Send As SMS

Sponsored B2B
Converting visitors into customers one click at a time...  

In the B2B market, an efficient PPC campaign needs to capture and motivate prospects throughout the decision-making and sales cycles; while always understanding that intent and CTR are not always uniquely matched with either the research or buying phase.

Thursday, November 30, 2006

Yahoo! Putting the Last Knife in the Auction System

To most Americans, Adam Smith is the pioneer of the economic standard (even though he was a Scot). He was ahead of his time in recommending, on a backdrop of colonial independence that there should be less government intervention in the modern economy; and that a free market system would not only sustain itself, but also provide the best economic return. In other words, a consistence transparency and competitive environment would keep costs in check. A competitive environment stops any one person from demanding too high of a price, and knowing what your competition is willing to charge/pay keeps you competitive. Everything is in balance an equilibrium.

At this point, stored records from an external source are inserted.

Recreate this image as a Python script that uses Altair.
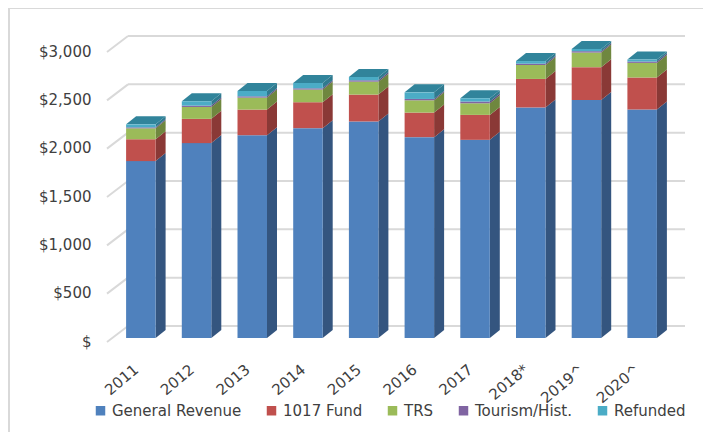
import json
import altair as alt
import pandas as pd

# ---------------- data (millions of dollars) ----------------
years = ["2011", "2012", "2013", "2014", "2015", "2016", "2017", "2018*", "2019^", "2020^"]
general_revenue = [1830, 2016, 2098, 2171, 2240, 2078, 2050, 2385, 2461, 2364]
fund_1017 = [226, 251, 265, 268, 278, 254, 258, 295, 341, 331]
trs = [113, 123, 124, 131, 134, 127, 120, 144, 151, 151]
tourism_hist = [10, 14, 13, 13, 14, 14, 18, 14, 14, 14]
refunded = [31, 45, 55, 55, 34, 68, 34, 27, 23, 20]
series_names = ["General Revenue", "1017 Fund", "TRS", "Tourism/Hist.", "Refunded"]
y_ticks = [0, 500, 1000, 1500, 2000, 2500, 3000]

# ---------------- styles / geometry ----------------
front_colors = ["#4F81BD", "#C0504D", "#9BBB59", "#8064A2", "#4BACC6"]
side_colors = ["#34557F", "#8A3936", "#6F873F", "#5B4776", "#2F7A8F"]
top_color = "#31849B"
grid_color = "#D9D9D9"
text_color = "#404040"
FONT = "DejaVu Sans"

PLOT_W, PLOT_H, Y_MAX = 557, 290, 3000
px_x = PLOT_W / len(years)
px_y = PLOT_H / Y_MAX
HALF = 14.75 / px_x       # half bar width in x units
DX = 10 / px_x            # depth shift, x units
DY = 8 / px_y             # depth shift, value units

all_series = [general_revenue, fund_1017, trs, tourism_hist, refunded]

front_rows, side_rows, top_rows = [], [], []
for i, yr in enumerate(years):
    c = i + 0.5
    base = 0
    for s, vals in zip(series_names, all_series):
        v = vals[i]
        front_rows.append(dict(year=yr, series=s, x=c - HALF, x2=c + HALF, y=base, y2=base + v))
        key = f"{yr}|{s}"
        side_rows.append(dict(key=key, series=s, x=c + HALF, y=base, y2=base + v))
        side_rows.append(dict(key=key, series=s, x=c + HALF + DX, y=base + DY, y2=base + v + DY))
        base += v
    top_rows.append(dict(key=yr, y=base, x=c - HALF, x2=c + HALF))
    top_rows.append(dict(key=yr, y=base + DY, x=c - HALF + DX, x2=c + HALF + DX))

front_df = pd.DataFrame(front_rows)
side_df = pd.DataFrame(side_rows)
top_df = pd.DataFrame(top_rows)
tick_df = pd.DataFrame({"v": y_ticks})

xs = alt.Scale(domain=[0, len(years)], nice=False, zero=False)
ys = alt.Scale(domain=[0, Y_MAX], nice=False)

label_expr = json.dumps(years) + "[floor(datum.value)]"
x_axis = alt.Axis(
    values=[i + 0.5 for i in range(len(years))], labelExpr=label_expr, title=None,
    domain=False, ticks=False, grid=False, labelAngle=-40, labelAlign="right",
    labelBaseline="middle", labelPadding=29, labelOffset=-5)
y_axis = alt.Axis(
    values=y_ticks, title=None, domain=False, ticks=False, grid=False,
    labelExpr="datum.value == 0 ? '$' : '$' + format(datum.value, ',')",
    labelPadding=22, labelOffset=3)

frame = alt.Chart(pd.DataFrame({"a": [0]})).mark_rect(
    fillOpacity=0, stroke=grid_color, strokeWidth=2
).encode(x=alt.value(-104), x2=alt.value(597), y=alt.value(-40), y2=alt.value(420))

grid = alt.Chart(tick_df).mark_rule(color=grid_color, strokeWidth=2, yOffset=-12).encode(
    y=alt.Y("v:Q", scale=ys, axis=y_axis), x=alt.value(15), x2=alt.value(572)
)
diag = alt.Chart(tick_df).mark_rule(color=grid_color, strokeWidth=2, yOffset=4, y2Offset=-12).encode(
    y=alt.Y("v:Q", scale=ys, axis=y_axis), y2="v:Q", x=alt.value(-6), x2=alt.value(15)
)

sides = alt.Chart(side_df).mark_area(orient="vertical").encode(
    x=alt.X("x:Q", scale=xs, axis=x_axis),
    y=alt.Y("y:Q", scale=ys, axis=y_axis),
    y2="y2:Q",
    detail="key:N",
    color=alt.Color("series:N", scale=alt.Scale(domain=series_names, range=side_colors), legend=None),
)

tops = alt.Chart(top_df).mark_area(orient="horizontal", color=top_color).encode(
    y=alt.Y("y:Q", scale=ys, axis=y_axis),
    x=alt.X("x:Q", scale=xs, axis=x_axis),
    x2="x2:Q",
    detail="key:N",
)

fronts = alt.Chart(front_df).mark_rect().encode(
    x=alt.X("x:Q", scale=xs, axis=x_axis),
    x2="x2:Q",
    y=alt.Y("y:Q", scale=ys, axis=y_axis),
    y2="y2:Q",
    color=alt.Color("series:N", scale=alt.Scale(domain=series_names, range=front_colors),
                    sort=series_names,
                    legend=alt.Legend(title=None, orient="none", legendX=-20, legendY=355,
                                      direction="horizontal", symbolType="square",
                                      symbolSize=90, symbolStrokeWidth=0, columnPadding=22,
                                      labelFontSize=15, labelFont=FONT, labelColor=text_color)),
)

chart = alt.layer(frame, grid, diag, sides, tops, fronts).resolve_scale(color="independent").properties(
    width=PLOT_W, height=PLOT_H,
    autosize=alt.AutoSizeParams(type="none"),
    padding={"left": 105, "top": 40, "right": 33, "bottom": 94},
).configure_view(stroke=None).configure_axis(
    labelFont=FONT, labelFontSize=15, labelColor=text_color
)

chart.save("out.html", embed_options={"renderer": "svg", "actions": False})
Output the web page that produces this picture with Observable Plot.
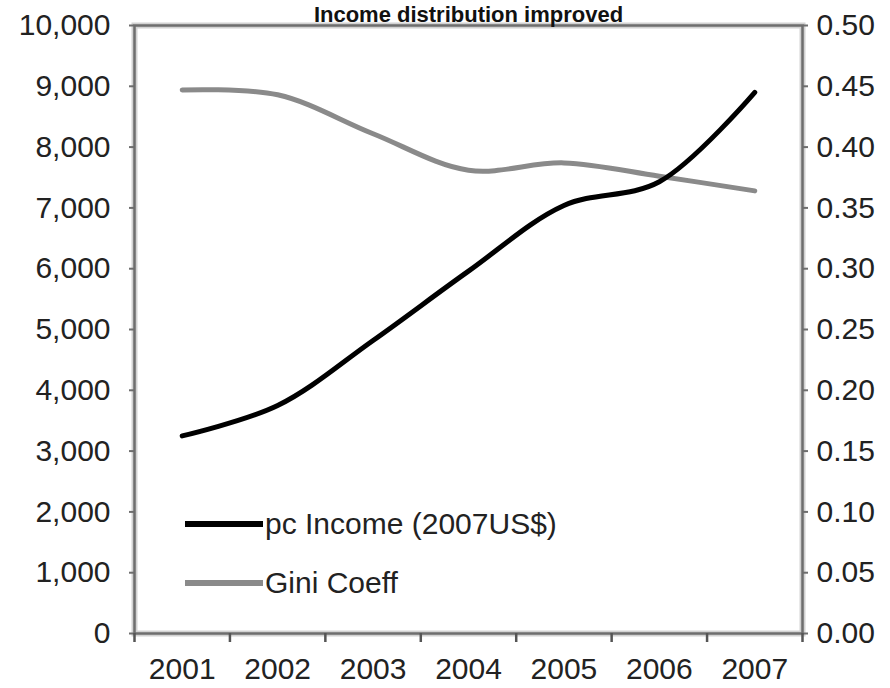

However, for Search Engines, who make there money based largely on Cost per Click - having a high level of transparency isn't profitable. Google makes unbelievable returns because knowing the competitive landscape for sponsored campaigns is difficult at best. Marketers can only really speculate on bid prices (besides that isn't the only factor in Google's algorithm that determines CPC) for certain positions. The result is highly relevant results (I would like to believe this) - as Marketers focus on messaging and landing page content to vie for the best SERP position. However, the one obvious result of all this activity is that the CPC for any one keyword is not as controllable in Google as it is in Yahoo! - you cannot buy a position, you cannot instantly see that a keyword is too costly for you to enter the competitive fray, and you cannot instantly see the competitive opportunities / advantageous points of entry. (But I suppose that is why people hire firms like ours.)

The Yahoo! Panama update has been talked about incessantly. We all knew it was coming down the pipe, and although some of the features I am actually quite excited about (like the innovation of tracking keyword/click assists) - I am least excited about the movement form concrete numbers to a Google type estimate. And yet, this is the first across the board change; meaning that even if you haven't upgraded to the new interface, as of next month you will no longer get the "Top-5 Max Bids","Position" or "Your Cost" columns in the Yahoo! sponsored interface. Instead, you will get ranges and estimates.

What are the Real Implications?

For a lot of sponsored strategists running campaigns in Yahoo!, the best bidding strategy was something called "bidding the gap/Gap Surfing." This was when you could see that there was a gap between first and second position's bids (for example) that made owning the position possible. For example, let's say the top bid was $1.00 and the second bid was $0.10; by bidding $0.99 you could buy the second position for a CPC of $0.11 (because of Yahoo!'s "penny more" rule). With this change, the transparency needed to bid the gap no longer exists. You cannot buy a position any more for the least amount of money. If all you have are estimates, you have to incrementally increase your bid price for best position. What is the result? Overall, the CPC for everybody will go up, as those competitors with the deepest pockets throw more money into the pot for the same market share.

The only person that really benefits here is Yahoo!, as profits will grow.

Whether or not you think this will get more relevant sponsored results in the Yahoo! SERP is a question of whether or not you think the market itself is the best regulator. Most businessmen think that the market does a pretty fine job of regulating itself, but then there always seems to be an ENRON in the midst. However, on the flip side, how often does eBay or Amazon take the number one spot in Google's SERP? That isn't highly relevant either.

The New Concern

Google's keyword tool currently provides ranges, not numbers when helping marketers determine the best keyword to optimize content for or build a sponsored campaign around. The only caveat is that Google doesn't provide a baseline for those range graphs. According to the graphs, "Business" has a slightly higher search volume than "EDI" - unlikely!

As well, we have no idea what number the graph is representational of... is a full graph equal to 1 million searches or 5? Yahoo!, on the other hand provides real numbers - a quantifiable metric to calculate opportunities. In addition, Yahoo! provides real bid costs so you can correlate volume and cost to make the right strategic decision. Now that they are moving to estimates and the "view bids" option will no longer be available - how right will our decisions be tomorrow?